Exercise aim
Take the line containing "Clone this chart in Plotly." as the first line and the line containing "225, 230, 236]" as the last, and output that span verbatim without any images.

Provided data
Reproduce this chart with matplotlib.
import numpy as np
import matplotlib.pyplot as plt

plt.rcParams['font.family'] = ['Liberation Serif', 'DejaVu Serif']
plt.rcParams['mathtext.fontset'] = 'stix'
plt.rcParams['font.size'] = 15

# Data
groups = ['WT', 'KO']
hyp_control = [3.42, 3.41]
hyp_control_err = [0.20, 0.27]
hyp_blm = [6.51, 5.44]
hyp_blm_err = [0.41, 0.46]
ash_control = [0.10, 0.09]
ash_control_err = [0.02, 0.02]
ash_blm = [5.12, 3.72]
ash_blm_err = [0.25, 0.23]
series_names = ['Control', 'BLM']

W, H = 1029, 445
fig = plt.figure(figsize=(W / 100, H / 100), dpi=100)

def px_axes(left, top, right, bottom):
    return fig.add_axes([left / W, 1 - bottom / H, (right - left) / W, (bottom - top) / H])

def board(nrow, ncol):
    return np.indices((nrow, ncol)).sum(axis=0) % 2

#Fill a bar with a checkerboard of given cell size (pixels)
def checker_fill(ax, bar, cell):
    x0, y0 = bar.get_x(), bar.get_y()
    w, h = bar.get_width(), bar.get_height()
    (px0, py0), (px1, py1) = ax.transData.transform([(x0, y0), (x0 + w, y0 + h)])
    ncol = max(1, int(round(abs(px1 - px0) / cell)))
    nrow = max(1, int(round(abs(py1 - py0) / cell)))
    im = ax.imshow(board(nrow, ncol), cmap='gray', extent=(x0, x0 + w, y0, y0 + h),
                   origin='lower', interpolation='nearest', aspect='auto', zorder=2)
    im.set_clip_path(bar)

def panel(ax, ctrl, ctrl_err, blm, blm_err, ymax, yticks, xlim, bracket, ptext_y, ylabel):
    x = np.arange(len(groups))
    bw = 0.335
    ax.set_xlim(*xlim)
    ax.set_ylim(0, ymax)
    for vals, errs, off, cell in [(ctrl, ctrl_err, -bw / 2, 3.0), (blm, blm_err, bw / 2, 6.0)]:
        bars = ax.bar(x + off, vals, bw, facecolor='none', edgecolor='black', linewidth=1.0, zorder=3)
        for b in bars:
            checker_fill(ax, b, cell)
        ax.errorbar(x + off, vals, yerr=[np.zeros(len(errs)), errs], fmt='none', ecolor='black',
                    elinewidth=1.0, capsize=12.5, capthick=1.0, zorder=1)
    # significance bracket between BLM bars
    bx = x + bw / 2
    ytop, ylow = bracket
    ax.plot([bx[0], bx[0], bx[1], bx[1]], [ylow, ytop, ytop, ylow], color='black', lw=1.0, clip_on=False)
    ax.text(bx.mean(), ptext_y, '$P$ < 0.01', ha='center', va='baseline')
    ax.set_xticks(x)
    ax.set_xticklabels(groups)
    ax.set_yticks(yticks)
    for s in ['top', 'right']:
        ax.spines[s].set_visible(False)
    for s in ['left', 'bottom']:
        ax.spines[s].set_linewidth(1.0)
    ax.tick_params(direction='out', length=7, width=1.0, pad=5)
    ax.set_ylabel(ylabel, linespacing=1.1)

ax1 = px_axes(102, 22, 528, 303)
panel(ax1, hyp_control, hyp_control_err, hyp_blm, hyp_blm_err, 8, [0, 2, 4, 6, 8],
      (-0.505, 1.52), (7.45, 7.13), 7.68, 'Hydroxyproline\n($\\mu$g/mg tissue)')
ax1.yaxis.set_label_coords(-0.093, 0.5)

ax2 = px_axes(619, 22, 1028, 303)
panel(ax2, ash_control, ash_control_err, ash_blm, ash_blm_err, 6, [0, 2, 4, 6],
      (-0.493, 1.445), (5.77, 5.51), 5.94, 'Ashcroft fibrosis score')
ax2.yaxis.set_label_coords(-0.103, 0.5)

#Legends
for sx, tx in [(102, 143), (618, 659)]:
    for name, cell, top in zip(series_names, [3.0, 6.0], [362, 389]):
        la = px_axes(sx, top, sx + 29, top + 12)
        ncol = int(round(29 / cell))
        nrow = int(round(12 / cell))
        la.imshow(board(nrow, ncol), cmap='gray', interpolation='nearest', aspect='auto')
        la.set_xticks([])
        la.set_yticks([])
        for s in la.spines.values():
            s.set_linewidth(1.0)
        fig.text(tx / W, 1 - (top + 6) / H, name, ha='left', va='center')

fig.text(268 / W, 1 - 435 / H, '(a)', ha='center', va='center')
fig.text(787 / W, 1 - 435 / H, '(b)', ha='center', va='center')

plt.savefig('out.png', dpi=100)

---

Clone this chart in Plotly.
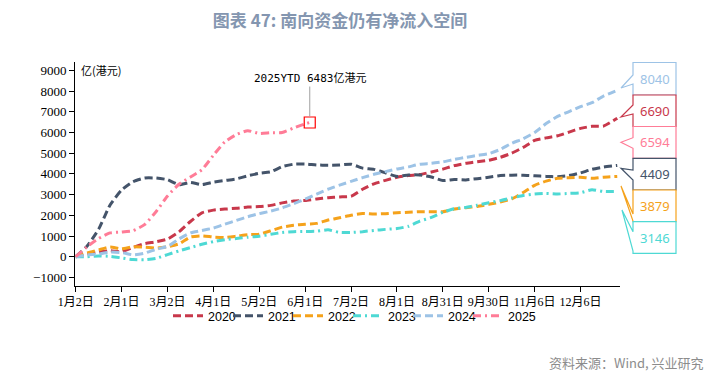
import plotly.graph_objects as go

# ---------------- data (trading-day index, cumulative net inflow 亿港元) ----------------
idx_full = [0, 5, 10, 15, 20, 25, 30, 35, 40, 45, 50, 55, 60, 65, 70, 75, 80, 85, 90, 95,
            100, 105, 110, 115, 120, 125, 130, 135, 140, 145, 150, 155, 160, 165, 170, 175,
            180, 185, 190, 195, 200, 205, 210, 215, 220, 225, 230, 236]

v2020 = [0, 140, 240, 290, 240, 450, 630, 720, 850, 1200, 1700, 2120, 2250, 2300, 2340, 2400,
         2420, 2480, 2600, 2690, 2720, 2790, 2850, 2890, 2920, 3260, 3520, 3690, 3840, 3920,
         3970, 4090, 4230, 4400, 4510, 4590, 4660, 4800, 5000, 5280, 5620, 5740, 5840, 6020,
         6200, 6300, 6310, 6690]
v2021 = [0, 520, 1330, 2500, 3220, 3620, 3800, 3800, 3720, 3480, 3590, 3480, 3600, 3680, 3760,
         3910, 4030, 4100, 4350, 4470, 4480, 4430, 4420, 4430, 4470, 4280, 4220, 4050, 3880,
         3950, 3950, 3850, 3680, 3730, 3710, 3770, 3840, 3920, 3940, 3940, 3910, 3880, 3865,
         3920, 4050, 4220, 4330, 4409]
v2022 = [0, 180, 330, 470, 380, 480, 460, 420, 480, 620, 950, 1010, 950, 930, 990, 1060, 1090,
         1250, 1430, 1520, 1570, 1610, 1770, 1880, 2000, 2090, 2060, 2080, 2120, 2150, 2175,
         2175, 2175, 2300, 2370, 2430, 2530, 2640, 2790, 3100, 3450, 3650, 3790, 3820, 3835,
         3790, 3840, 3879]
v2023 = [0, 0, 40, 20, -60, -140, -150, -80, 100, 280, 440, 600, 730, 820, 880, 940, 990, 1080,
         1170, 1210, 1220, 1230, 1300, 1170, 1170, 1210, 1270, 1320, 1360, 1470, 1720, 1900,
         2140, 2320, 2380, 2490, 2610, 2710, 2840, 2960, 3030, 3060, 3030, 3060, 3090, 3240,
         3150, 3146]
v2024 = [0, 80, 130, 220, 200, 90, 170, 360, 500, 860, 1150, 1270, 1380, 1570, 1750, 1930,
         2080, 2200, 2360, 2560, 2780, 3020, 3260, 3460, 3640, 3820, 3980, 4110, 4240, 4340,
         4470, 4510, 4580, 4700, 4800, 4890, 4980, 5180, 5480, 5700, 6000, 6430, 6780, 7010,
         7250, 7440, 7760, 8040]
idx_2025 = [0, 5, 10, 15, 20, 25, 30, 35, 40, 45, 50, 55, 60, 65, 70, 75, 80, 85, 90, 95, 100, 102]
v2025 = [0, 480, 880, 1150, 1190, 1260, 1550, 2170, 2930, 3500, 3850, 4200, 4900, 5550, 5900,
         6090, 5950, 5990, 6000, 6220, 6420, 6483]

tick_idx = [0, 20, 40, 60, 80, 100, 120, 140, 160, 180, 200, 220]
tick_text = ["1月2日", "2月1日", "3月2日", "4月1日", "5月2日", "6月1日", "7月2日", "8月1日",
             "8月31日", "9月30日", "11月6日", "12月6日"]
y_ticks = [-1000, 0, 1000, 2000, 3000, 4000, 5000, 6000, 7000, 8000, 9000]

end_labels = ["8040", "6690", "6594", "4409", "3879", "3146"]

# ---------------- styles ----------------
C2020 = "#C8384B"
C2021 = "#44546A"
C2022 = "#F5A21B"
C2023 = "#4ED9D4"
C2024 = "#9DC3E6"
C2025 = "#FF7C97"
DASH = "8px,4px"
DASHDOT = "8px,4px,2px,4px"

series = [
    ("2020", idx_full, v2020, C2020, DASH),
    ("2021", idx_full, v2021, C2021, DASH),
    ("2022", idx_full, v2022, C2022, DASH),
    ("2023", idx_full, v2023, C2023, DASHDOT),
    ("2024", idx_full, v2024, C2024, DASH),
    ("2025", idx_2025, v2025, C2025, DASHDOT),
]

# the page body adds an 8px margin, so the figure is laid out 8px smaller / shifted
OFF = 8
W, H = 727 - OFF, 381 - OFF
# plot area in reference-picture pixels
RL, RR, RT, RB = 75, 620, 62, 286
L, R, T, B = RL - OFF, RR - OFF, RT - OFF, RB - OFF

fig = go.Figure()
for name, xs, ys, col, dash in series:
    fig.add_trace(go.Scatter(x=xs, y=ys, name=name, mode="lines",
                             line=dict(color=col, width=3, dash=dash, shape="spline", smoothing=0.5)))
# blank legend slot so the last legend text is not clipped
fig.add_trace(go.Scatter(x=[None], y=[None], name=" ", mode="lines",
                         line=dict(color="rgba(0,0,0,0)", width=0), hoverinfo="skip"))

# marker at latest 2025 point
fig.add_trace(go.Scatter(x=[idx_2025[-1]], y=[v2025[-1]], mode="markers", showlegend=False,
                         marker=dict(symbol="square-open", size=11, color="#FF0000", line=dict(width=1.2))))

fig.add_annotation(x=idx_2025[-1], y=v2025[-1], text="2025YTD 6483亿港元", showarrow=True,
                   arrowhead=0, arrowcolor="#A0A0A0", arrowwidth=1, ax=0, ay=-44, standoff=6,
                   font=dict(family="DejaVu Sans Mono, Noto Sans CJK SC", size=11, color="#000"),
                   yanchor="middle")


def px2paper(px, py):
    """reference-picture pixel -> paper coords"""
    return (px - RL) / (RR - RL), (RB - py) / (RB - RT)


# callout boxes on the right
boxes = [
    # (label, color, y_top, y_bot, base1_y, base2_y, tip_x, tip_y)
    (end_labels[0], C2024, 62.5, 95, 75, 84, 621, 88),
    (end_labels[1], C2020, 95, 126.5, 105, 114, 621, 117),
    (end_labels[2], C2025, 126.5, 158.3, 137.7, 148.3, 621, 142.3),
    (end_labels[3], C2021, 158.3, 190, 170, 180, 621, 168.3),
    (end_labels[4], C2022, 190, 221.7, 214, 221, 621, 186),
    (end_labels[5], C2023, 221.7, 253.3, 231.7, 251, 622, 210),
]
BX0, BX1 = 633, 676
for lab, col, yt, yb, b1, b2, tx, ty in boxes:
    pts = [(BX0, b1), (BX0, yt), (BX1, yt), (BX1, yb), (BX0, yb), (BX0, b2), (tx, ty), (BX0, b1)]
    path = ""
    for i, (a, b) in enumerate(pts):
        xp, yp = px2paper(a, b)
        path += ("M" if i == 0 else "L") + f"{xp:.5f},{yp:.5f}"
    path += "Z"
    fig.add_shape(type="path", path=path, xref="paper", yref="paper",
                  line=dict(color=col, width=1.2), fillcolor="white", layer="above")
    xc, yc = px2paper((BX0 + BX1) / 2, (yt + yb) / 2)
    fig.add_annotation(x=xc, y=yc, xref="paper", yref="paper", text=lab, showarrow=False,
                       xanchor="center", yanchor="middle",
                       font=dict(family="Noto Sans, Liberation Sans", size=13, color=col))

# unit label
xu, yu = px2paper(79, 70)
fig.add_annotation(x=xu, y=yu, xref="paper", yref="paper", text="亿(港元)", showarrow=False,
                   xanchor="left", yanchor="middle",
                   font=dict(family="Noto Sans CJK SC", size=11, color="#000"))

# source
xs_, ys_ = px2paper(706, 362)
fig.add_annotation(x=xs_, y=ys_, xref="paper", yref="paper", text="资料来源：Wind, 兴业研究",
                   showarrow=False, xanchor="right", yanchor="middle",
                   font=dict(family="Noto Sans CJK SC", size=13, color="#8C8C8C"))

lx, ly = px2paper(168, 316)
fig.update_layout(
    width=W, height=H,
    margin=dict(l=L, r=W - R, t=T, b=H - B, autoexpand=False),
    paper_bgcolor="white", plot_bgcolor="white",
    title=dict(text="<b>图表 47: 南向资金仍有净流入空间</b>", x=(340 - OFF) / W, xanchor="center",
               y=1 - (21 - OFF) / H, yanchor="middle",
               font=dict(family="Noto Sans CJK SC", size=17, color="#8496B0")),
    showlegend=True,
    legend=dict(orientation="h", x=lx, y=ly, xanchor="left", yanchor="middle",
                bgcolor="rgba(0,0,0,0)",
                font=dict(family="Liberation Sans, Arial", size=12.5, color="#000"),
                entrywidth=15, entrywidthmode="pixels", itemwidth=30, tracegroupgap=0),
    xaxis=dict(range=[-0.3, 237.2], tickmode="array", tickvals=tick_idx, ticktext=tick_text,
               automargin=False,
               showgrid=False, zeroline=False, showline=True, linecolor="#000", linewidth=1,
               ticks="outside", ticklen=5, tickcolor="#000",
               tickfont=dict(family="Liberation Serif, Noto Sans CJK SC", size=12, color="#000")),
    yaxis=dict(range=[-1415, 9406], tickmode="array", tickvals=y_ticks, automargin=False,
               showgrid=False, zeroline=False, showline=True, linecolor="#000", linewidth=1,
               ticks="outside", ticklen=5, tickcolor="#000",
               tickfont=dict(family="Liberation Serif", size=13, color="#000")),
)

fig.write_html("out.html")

Result below
Clone this chart in Plotly.
import plotly.graph_objects as go

# ---------------- data (trading-day index, cumulative net inflow 亿港元) ----------------
idx_full = [0, 5, 10, 15, 20, 25, 30, 35, 40, 45, 50, 55, 60, 65, 70, 75, 80, 85, 90, 95,
            100, 105, 110, 115, 120, 125, 130, 135, 140, 145, 150, 155, 160, 165, 170, 175,
            180, 185, 190, 195, 200, 205, 210, 215, 220, 225, 230, 236]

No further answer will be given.